Ist nichts geregelt, gilt die Verkehrsanschauung

13. März 2014

Mietrecht. Der Mietzweck und die Verkehrsanschauung sind für die Bestimmung der Anforderungen an die vom Vermieter von Gewerberaum bereitzustellenden Räume maßgeblich, wenn der Mietvertrag keine abweichenden Bestimmungen enthält.

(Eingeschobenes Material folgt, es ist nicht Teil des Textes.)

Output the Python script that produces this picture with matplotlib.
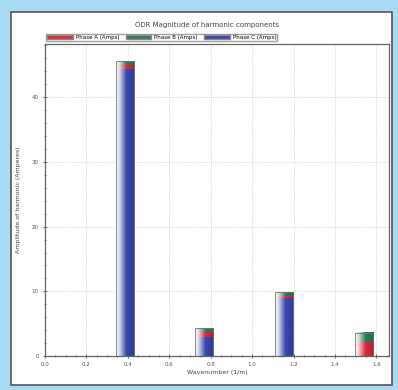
import numpy as np
import matplotlib.pyplot as plt
from matplotlib.colors import LinearSegmentedColormap, to_rgb
from matplotlib.patches import Patch, Rectangle
from matplotlib.ticker import MultipleLocator


# harmonic wavenumbers (1/m) and amplitudes per phase (stacked blue, red, green)
wavenumbers = [0.385, 0.77, 1.155, 1.54]
phase_c = [44.3, 2.9, 9.0, 0.0]
phase_a = [0.7, 0.8, 0.3, 2.2]
phase_b = [0.6, 0.6, 0.6, 1.4]

labels = ['Phase A (Amps)', 'Phase B (Amps)', 'Phase C (Amps)']
colors = {'a': '#dd2a3c', 'b': '#2f7f55', 'c': '#3a48b0'}

bar_w = 0.087

fig = plt.figure(figsize=(3.98, 3.90), dpi=100)
fig.patch.set_facecolor('#a9dcf4')
# white panel behind the chart
fig.patches.append(Rectangle((0.027, 0.012), 0.958, 0.958, transform=fig.transFigure,
                             facecolor='white', edgecolor='#555555', linewidth=1.2, zorder=-5))

ax = fig.add_axes([0.113, 0.087, 0.864, 0.800])
ax.set_zorder(2)


def gradient_bar(x, bottom, height, color):
    if height <= 0:
        return
    c = np.array(to_rgb(color))
    light = 0.25 * c + 0.75
    dark = 0.8 * c
    cmap = LinearSegmentedColormap.from_list(
        'g', [(0.0, '#ffffff'), (0.2, light), (0.55, c), (1.0, dark)])
    grad = np.linspace(0, 1, 64).reshape(1, -1)
    x0 = x - bar_w / 2
    ax.imshow(grad, extent=[x0, x0 + bar_w, bottom, bottom + height], cmap=cmap,
              aspect='auto', zorder=2, interpolation='bicubic')


bottom = np.zeros(len(wavenumbers))
for vals, key in [(phase_c, 'c'), (phase_a, 'a'), (phase_b, 'b')]:
    for i, x in enumerate(wavenumbers):
        gradient_bar(x, bottom[i], vals[i], colors[key])
    bottom = bottom + np.array(vals)

# outline of each bar
ax.bar(wavenumbers, bottom, width=bar_w, facecolor='none', edgecolor='#777777',
       linewidth=0.6, zorder=3)

ax.set_xlim(0, 1.66)
ax.set_ylim(0, 48.2)
ax.xaxis.set_major_locator(MultipleLocator(0.2))
ax.xaxis.set_minor_locator(MultipleLocator(0.05))
ax.yaxis.set_major_locator(MultipleLocator(10))
ax.yaxis.set_minor_locator(MultipleLocator(2))
ax.xaxis.set_major_formatter(plt.FuncFormatter(lambda v, p: f'{v:.1f}'))
ax.tick_params(which='both', direction='inout', labelsize=4, colors='#555555',
               length=3, width=0.6, pad=3)
ax.tick_params(which='minor', length=2)
ax.grid(True, which='major', linestyle=':', color='#c4c4c4', linewidth=0.6)
ax.set_axisbelow(True)
for s in ax.spines.values():
    s.set_color('#666666')
    s.set_linewidth(0.9)

ax.set_xlabel('Wavenumber (1/m)', fontsize=4.5, color='#444444', labelpad=2)
ax.set_ylabel('Amplitude of harmonic (Amperes)', fontsize=4.5, color='#444444', labelpad=8)
fig.text(0.52, 0.937, 'ODR Magnitude of harmonic components', ha='center', va='center',
         fontsize=5, color='#444444')

handles = [Patch(facecolor=colors['a'], edgecolor='#888888'),
           Patch(facecolor=colors['b'], edgecolor='#888888'),
           Patch(facecolor=colors['c'], edgecolor='#888888')]
ax.legend(handles, labels, ncol=3, loc='lower left', bbox_to_anchor=(0.0, 1.005),
          fontsize=4, frameon=True, fancybox=False, edgecolor='#888888',
          handlelength=4.6, handleheight=0.8, borderpad=0.2, columnspacing=1.2,
          handletextpad=0.5, borderaxespad=0.2)

plt.savefig('out.png', dpi=100, facecolor=fig.get_facecolor())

BGH, Urteil vom 18. Dezember 2013, Az. XII ZR 80/12, (Quelle: Immobilien Zeitung, Nr. 8, 27.02.2014, Seite 12)

DER FALL

Die Parteien schlossen im Jahr 2007 einen Mietvertrag über Gewerberäume in einem zu DDR-Zeiten errichteten Gebäude. Vor der Übernahme der Mieträume wurde das Gebäude von der Klägerin umfassend saniert, wobei die bereits vorhandene Fernwärme-Heizungsanlage und das vorhandene Belüftungssystem entsprechend der eine Anlage zum Mietvertrag bildenden Baubeschreibung unverändert beibehalten wurden. Die Beklagte minderte die Miete für die Monate Juni 2010 und August bis November 2010. Sie begründete dies damit, die Heizungs- und Belüftungsanlage sei überdimensioniert und könne zudem nicht individuell und bedarfsgerecht eingestellt werden. Deshalb könne die Anlage nicht wirtschaftlich betrieben werden.

DIE FOLGEN

Der BGH geht davon aus, dass die Mietsache nicht mangelhaft ist und daher zu Unrecht gemindert wurde. Ein Mangel der Mietsache sei nur anzunehmen, wenn die Ist- von der Soll-Beschaffenheit der Mietsache abweicht. Es sind die Vertragsparteien, die durch die Festlegung des dem Mieter geschuldeten vertragsgemäßen Gebrauchs bestimmen, welchen Soll-Zustand die vermietete Sache spätestens bei Überlassung an den Mieter aufweisen muss. Ist keine ausdrückliche Regelung zum Soll-Zustand getroffen, muss anhand Vertragsauslegung geprüft werden, welchen Standard der Mieter aufgrund des Vertrags vom Vermieter verlangen kann. Dabei ist nach der Verkehrsanschauung der bei der Errichtung des Gebäudes geltende Maßstab anzulegen, da sowohl die Heizung als auch die Lüftungsanlage nach den vertraglichen Vereinbarungen nicht zu sanieren waren. Bezogen auf den Errichtungszeitpunkt seien die Anlagen jedoch ordnungsgemäß.

WAS IST ZU TUN?

Die Parteien sollten den vertraglich geschuldeten Zustand der Mietsache individualvertraglich möglichst genau beschreiben. Aus Sicht des Vermieters ist zu beachten, dass er vorbehaltlich wirksamer abweichender Regelungen im Vertrag eine zum Mietzweck uneingeschränkt geeignete Mietsache schuldet. Er sollte vor Mietvertragsabschluss prüfen, ob sich die Mietsache technisch eignet und die geplante Nutzung rechtlich zulässig ist. Formularvertragliche Regelungen, nach denen der Vermieter für die tatsächliche und rechtliche Eignung der Mietsache zum vertragsgemäßen Gebrauch nicht einzustehen hat, sind unwirksam. Mieter sollten insbesondere bei der Anmietung von Gebäuden aus den 1950er bis 1990er Jahren beachten, dass sich die Räume im Sommer häufig aufheizen. Sie sollten gegebenenfalls im Mietvertrag regeln, dass der Vermieter auf seine Kosten Vorsorge gegen zu große Erwärmung zu treffen hat.